Therapeutic Techniques

Schizophrenia usually begins insidiously in adolescence or early adult life. At some later time in one’s life, it reaches psychotic proportions, causes a crisis, and is diagnosed and then identified. This condition’s natural tendency is to wax and wane, where episodes come and go, with periods of relative remissions followed by further exacerbations in some individuals. While early psychiatric notions foresaw a downhill course for patients suffering from schizophrenia, where the patients would experience an inability to function, current thinking holds that 50 to 80 percent of the individuals diagnosed with schizophrenia, will, with the help of proper treatment, be able to live relatively functional and comfortable lives.

Intervening in the patient’s life to minimize the disruptions caused by the disabilities will enable the patient to regain normality in his or her life. Anxiety, often helped by medications, must be constantly brought into awareness both to identify its effects on the patient and its causes.

Many patients suffering from this condition undergo repetitive coaching on interpersonal relationships. Repetitive coaching on interpersonal relationships is best implemented by role rehearsals and by actually modeling appropriate behavior in a variety of social situations. Past patterns of behavior, now unavailable to the individual because of a failure of historicity and memory, must be identified and used to arrive at reasonable decisions or identify appropriate methods of dealing with those situations if they occur in the future. For example, a mechanic who has been unable to deal with anxiety and interpersonal demands associated with being made a foreman, on previous occasions, may again be considering accepting that promotion. He or she will need an assessment and evaluation of the prior problems they experienced, such as anxiety and should be hence aided in making the right decision, keeping in mind past behavior or triggers of schizophrenia. These are the assessments that people with schizophrenia will not be able to make on their own. 
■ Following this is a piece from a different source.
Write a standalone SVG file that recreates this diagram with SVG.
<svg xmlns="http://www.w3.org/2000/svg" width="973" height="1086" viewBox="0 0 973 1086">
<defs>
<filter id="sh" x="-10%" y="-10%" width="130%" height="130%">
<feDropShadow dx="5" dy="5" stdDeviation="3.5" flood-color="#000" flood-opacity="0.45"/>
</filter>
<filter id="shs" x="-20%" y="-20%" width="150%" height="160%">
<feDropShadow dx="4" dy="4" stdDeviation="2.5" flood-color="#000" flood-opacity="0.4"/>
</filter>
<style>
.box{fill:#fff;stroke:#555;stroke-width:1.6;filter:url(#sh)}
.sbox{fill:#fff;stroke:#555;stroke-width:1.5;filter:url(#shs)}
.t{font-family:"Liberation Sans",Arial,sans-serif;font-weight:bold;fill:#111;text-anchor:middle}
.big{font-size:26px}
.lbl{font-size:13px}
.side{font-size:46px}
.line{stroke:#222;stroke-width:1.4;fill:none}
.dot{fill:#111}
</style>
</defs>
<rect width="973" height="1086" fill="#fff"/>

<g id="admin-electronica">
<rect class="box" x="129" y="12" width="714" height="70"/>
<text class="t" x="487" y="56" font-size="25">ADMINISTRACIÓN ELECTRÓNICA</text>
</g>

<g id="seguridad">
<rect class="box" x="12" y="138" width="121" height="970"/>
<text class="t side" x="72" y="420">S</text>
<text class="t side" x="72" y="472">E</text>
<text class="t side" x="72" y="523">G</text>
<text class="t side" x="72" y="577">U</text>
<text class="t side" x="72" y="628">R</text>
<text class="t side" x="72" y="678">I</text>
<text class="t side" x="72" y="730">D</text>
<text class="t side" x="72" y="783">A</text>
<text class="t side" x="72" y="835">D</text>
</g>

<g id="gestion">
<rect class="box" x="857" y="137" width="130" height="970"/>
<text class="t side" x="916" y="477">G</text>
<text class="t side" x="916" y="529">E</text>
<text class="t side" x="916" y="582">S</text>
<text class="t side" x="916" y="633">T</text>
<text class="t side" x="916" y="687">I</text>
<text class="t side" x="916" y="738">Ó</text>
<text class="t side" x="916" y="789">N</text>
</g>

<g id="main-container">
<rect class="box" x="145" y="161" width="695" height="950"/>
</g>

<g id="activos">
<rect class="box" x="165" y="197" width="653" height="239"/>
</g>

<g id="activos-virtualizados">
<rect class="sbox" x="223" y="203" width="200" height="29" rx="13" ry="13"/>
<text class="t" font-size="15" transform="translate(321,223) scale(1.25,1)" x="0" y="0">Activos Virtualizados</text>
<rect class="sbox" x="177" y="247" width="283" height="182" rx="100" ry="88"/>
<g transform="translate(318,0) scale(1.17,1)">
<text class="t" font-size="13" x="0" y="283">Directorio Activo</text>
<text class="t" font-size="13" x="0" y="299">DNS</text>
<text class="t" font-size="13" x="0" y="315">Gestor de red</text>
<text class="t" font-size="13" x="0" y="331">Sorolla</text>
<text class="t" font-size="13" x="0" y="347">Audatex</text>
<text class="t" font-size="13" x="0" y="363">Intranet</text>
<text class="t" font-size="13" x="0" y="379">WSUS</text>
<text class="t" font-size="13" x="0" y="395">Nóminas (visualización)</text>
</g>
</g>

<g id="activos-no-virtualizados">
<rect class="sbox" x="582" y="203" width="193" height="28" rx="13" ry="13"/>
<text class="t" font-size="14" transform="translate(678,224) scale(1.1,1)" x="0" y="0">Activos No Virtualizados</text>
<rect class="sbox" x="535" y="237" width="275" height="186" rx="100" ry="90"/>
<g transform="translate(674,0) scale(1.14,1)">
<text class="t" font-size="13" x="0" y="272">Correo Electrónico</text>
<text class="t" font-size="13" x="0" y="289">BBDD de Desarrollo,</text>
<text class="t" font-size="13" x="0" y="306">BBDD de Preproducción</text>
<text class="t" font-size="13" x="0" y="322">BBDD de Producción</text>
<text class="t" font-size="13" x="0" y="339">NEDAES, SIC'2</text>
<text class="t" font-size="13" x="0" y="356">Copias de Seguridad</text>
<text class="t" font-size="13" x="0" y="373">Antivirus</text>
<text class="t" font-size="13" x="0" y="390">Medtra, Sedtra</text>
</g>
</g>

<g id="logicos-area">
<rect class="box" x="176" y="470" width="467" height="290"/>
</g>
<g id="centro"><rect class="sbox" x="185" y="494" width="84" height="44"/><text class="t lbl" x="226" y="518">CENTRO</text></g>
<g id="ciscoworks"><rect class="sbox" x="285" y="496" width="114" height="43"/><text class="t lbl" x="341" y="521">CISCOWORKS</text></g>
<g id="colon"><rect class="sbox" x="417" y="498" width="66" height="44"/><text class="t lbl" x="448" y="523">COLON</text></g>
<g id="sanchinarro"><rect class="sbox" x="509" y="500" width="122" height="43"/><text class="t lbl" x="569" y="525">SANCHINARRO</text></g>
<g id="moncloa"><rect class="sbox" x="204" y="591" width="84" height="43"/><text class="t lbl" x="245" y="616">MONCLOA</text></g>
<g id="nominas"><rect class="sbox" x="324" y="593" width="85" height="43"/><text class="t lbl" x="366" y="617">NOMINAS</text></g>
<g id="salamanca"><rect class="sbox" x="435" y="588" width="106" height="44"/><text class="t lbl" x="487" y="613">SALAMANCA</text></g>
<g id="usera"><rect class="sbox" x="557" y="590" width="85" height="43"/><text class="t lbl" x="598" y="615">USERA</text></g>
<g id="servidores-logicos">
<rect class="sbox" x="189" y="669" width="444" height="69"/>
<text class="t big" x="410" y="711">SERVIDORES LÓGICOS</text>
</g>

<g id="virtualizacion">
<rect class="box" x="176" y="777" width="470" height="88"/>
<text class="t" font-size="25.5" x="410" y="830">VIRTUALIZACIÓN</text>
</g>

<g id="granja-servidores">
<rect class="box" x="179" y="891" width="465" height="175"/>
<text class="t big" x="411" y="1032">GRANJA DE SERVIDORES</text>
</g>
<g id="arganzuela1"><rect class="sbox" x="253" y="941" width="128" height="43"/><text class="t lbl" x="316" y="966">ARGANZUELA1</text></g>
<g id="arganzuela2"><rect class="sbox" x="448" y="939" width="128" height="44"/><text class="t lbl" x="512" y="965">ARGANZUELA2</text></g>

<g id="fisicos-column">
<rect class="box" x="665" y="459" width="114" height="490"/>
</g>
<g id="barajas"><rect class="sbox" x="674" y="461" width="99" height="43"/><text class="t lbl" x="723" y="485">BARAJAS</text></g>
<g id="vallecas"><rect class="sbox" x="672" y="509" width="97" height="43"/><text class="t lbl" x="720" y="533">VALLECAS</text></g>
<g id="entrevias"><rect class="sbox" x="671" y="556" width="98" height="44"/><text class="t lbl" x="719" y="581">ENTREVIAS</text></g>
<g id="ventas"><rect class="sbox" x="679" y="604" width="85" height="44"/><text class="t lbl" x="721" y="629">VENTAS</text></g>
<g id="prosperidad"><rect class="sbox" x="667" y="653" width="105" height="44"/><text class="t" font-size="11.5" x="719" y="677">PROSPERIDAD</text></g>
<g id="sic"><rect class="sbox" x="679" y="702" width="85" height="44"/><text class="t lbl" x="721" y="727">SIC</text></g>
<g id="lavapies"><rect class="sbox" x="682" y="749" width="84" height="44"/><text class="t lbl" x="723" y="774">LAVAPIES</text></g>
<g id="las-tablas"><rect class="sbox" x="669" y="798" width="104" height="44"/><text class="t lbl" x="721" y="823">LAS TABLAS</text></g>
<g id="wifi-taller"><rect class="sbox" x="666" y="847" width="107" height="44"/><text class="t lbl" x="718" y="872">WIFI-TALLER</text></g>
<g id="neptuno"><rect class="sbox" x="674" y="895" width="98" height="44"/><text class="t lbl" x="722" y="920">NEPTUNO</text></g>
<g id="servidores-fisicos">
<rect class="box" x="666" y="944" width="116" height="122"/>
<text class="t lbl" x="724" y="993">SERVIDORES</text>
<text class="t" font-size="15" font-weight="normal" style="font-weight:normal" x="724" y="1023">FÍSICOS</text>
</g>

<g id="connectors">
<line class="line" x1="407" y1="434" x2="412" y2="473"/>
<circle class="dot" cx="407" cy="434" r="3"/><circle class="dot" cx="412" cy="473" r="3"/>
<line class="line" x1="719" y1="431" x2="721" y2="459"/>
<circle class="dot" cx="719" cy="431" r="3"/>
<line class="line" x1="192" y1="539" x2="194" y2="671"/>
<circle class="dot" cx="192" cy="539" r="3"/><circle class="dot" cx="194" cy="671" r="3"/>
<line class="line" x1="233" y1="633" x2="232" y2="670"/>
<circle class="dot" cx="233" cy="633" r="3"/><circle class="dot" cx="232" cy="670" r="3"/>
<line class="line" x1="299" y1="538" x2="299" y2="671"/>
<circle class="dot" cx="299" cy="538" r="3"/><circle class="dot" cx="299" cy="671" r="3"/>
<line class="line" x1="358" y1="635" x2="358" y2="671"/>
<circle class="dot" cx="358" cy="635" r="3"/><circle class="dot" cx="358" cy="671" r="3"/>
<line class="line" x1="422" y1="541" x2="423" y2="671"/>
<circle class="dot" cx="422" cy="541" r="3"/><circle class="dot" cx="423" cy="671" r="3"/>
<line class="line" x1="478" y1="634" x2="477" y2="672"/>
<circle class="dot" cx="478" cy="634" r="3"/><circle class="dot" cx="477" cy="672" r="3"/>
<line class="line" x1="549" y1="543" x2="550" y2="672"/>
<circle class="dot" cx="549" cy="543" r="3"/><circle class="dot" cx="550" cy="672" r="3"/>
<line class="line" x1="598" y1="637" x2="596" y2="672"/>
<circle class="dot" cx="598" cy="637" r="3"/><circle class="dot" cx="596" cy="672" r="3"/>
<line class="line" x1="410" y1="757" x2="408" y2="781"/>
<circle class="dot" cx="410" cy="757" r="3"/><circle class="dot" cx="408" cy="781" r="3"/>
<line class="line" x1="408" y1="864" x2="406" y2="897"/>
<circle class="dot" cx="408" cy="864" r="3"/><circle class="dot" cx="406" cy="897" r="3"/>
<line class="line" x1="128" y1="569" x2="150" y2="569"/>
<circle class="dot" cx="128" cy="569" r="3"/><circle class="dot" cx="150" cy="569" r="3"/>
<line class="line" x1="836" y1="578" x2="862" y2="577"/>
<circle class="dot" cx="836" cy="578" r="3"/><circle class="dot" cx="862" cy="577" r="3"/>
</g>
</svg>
Because of the recurrence of the disease and failures of behavior in past experiences, the therapeutic techniques must be repeated constantly. As indicated above, interventions can help deal with the present condition of the patient. Insight models of therapy are not only useless but are contraindicated. The therapist should come to view himself as a teacher and as a “life manager” who treats by direct intervention, by example, and by influencing the environment around the patient.

Therapeutic Applications

Since most people enter or begin treatment in crisis, the initial methods of therapy should be aimed at crisis intervention and management as well as restitution of function. As the crisis disappears, the disabilities of a patient are identified in a matter-of-fact fashion and treatment plans are out into action to strengthen and expand a healthy daily life functioning. The initial few years of treatment generally require the most effort as patients may suffer periodic episodes and relapses and the therapeutic process must then begin anew.
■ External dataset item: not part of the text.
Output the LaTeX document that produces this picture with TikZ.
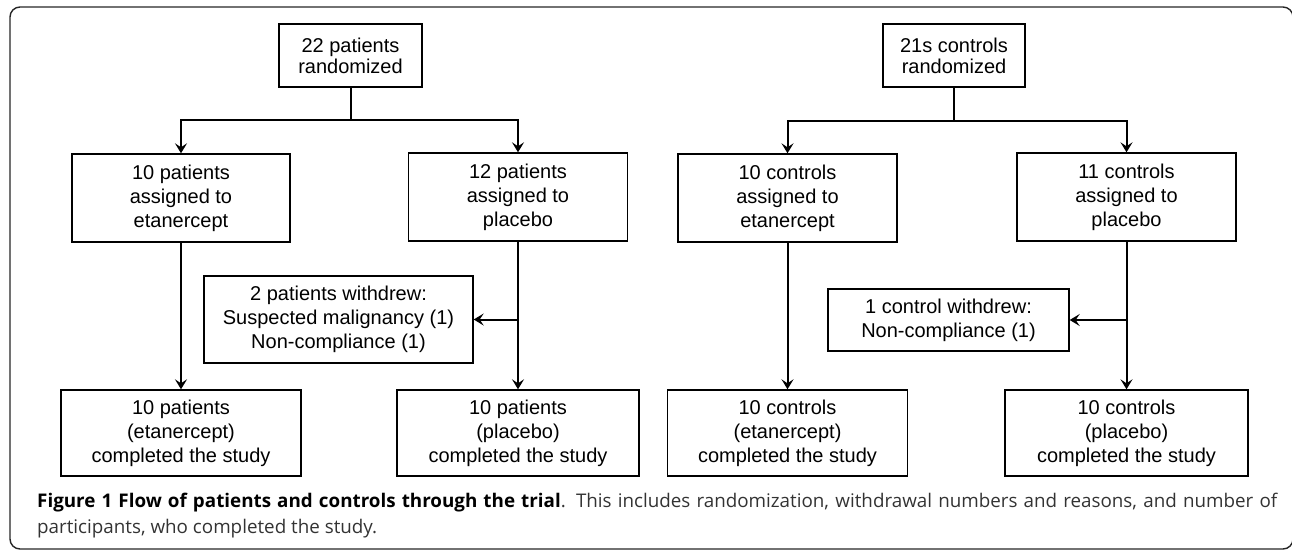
\documentclass[tikz,border=0pt]{standalone}
\usepackage{fontspec}
\setmainfont{Liberation Sans}
\newfontfamily\capfont{Open Sans}
\usetikzlibrary{arrows.meta}
\begin{document}
\begin{tikzpicture}[x=1pt,y=1pt,
  box/.style={draw=black, line width=1.4pt, align=center, inner sep=0pt,
    font=\fontsize{20}{24}\selectfont},
  conn/.style={line width=2pt},
  arr/.style={conn, -{Stealth[length=10pt,width=12pt,inset=4pt]}},
  capstyle/.style={inner sep=0pt, text=black!80, font=\capfont\fontsize{18.8}{26}\selectfont}]
\useasboundingbox (0,0) rectangle (1292,-549);
\draw[line width=1.4pt, rounded corners=10pt, black!85] (10,-7) rectangle (1293,-549);
% top boxes
\node[box, minimum width=143pt, minimum height=63pt, font=\fontsize{20}{21}\selectfont] (A) at (350.5,-55.5) {22 patients\\randomized};
\node[box, minimum width=142pt, minimum height=63pt, font=\fontsize{20}{21}\selectfont] (D) at (954,-55.5) {21s controls\\randomized};
% middle boxes
\node[box, minimum width=218pt, minimum height=88pt] (B) at (181,-198) {10 patients\\assigned to\\etanercept};
\node[box, minimum width=219pt, minimum height=88pt] (C) at (518,-197) {12 patients\\assigned to\\placebo};
\node[box, minimum width=219pt, minimum height=88pt] (E) at (787.5,-198) {10 controls\\assigned to\\etanercept};
\node[box, minimum width=219pt, minimum height=88pt] (F) at (1126.5,-197) {11 controls\\assigned to\\placebo};
% withdrawal boxes
\node[box, minimum width=269pt, minimum height=87pt] (G) at (338.5,-319.5) {2 patients withdrew:\\Suspected malignancy (1)\\Non-compliance (1)};
\node[box, minimum width=241pt, minimum height=62pt] (J) at (948.5,-320) {1 control withdrew:\\Non-compliance (1)};
% bottom boxes
\node[box, minimum width=240pt, minimum height=86pt] (H) at (181,-433) {10 patients\\(etanercept)\\completed the study};
\node[box, minimum width=242pt, minimum height=86pt] (I) at (518,-433) {10 patients\\(placebo)\\completed the study};
\node[box, minimum width=240pt, minimum height=86pt] (K) at (787.5,-433) {10 controls\\(etanercept)\\completed the study};
\node[box, minimum width=243pt, minimum height=86pt] (L) at (1126.5,-433) {10 controls\\(placebo)\\completed the study};
% connectors
\coordinate (sA) at (350.5,-120);
\coordinate (sD) at (954,-120.5);
\draw[conn] (A.south) -- (sA);
\draw[arr] (sA) -| (B.north);
\draw[arr] (sA) -| (C.north);
\draw[conn] (D.south) -- (sD);
\draw[arr] (sD) -| (E.north);
\draw[arr] (sD) -| (F.north);
\draw[arr] (B.south) -- (H.north);
\draw[arr] (C.south) -- (I.north);
\draw[arr] (E.south) -- (K.north);
\draw[arr] (F.south) -- (L.north);
\draw[arr] (C.south |- G.east) -- (G.east);
\draw[arr] (F.south |- J.east) -- (J.east);
% caption
\node[capstyle, anchor=base west] (cap1) at (37,-507) {\makebox[1240pt][s]{\textbf{\color{black}Figure 1 Flow of patients and controls through the trial}. This includes randomization, withdrawal numbers and reasons, and number of}};
\node[capstyle, anchor=base west] (cap2) at (37,-533) {participants, who completed the study.};
\end{tikzpicture}
\end{document}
As the therapeutic alliance strengthens, the patient becomes more able to cope with his or her disabilities. As time passes, contact with the therapists can be reduced but should never be terminated. Exacerbations, by that time, can often be predicted. Moreover, its triggers are known and more frequent contact with the therapists or perhaps more medication can be used to prevent them. Thus, a patient may be seen frequently for several months or years, infrequently for a few months or years, and then frequently only as and when needed.  

The Bottom Line

The administration and undergoing therapeutic techniques can be a lifelong process for patients of schizophrenia. Once the therapies begin, they never really end. If properly applied, therapeutic techniques will provide relief from pain and suffering as well as markedly improve comfort and normal functioning for the patient.

Living a normal life with schizophrenia can seem extremely tedious, but getting in touch with a doctor might make the task easier.